The NFL’s Detroit Lions call the 80,000 capacity Ford Field home. Opened in 2002, Ford Field has hosted Super Bowl XL, Professional Bull Riding, WrestleMania, and the NCAA Men’s Final Four, along with Monster Truck races. The Rolling Stones, No Doubt, Madonna, Taylor Swift, Kenny Chesney, Tim McGraw, Jake Owen, Grace Potter and the Nocturnals, Ed Sheeran, Austin Mahone, J. Geils Band, Justin Timberlake, Bon Jovi, and Jay-Z have played packed shows at Ford Field. With high caliber entertainment, Ford Field will leave you impressed at its grandeur.

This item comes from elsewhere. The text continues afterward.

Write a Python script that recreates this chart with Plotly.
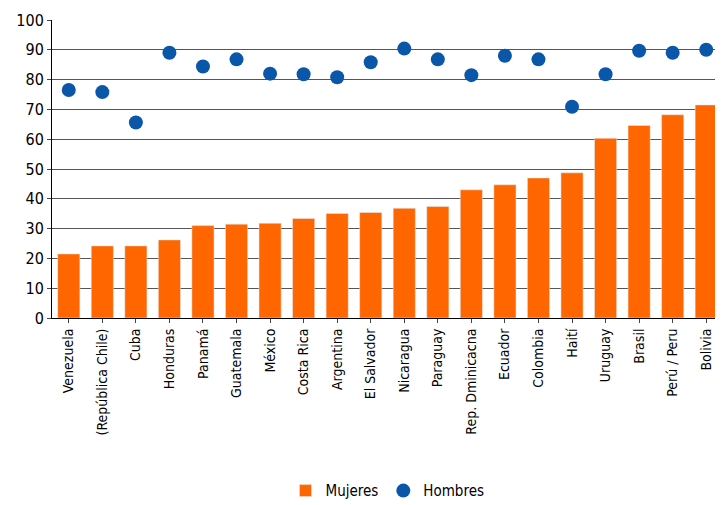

Every Memorial Day weekend, Movement Electronic Music Festival celebrates Detroit’s electronic music scene with performances on five outdoor stages. Hosted at Riverfront Park, Movement features more than 100 artists, many VIP areas, and tons of after-parties. Acts like Bonobo, Boys Noize, Damian Lazarus, Jamie XX, Monoloc, Moon Boots, and Riff Raff get the party started and keep it going during this 3-day festival.
Held in Rothbury, Electric Forest comes to Michigan every June and features jaw-dropping light displays, art installations, and camping areas in addition to some of the most talented names in music (think Flying Lotus, Matt & Kim, the String Cheese Incident, Zeds Dead, Art Department, Conspirator, and Papadosio).
In downtown Lansing, Common Ground takes place in July, featuring an impressive lineup from bands like the Hold Steady, Brand New, Circa Survive, Say Anything, and Flobots. Food vendors and outdoor activities will keep you busy when you’re not enjoying the live music.
The Detroit International Jazz Festival during Labor Day weekend has over 30 years of experience bringing over 100 musicians to its five stages. Prepare yourself for fireworks, educational activities, late night jam sessions, and meet and greets with your favorite jazz musicians.
The Masonic Temple hosts the Motor City Blues Festival featuring the talent of Bobby Rush, Floyd Taylor, Sir Charles Jones, Mel Waiters, Latimore, Theodis Ealey, and Willie Clayton. For a night of pure Blues, the Motor City Blues Festival never disappoints.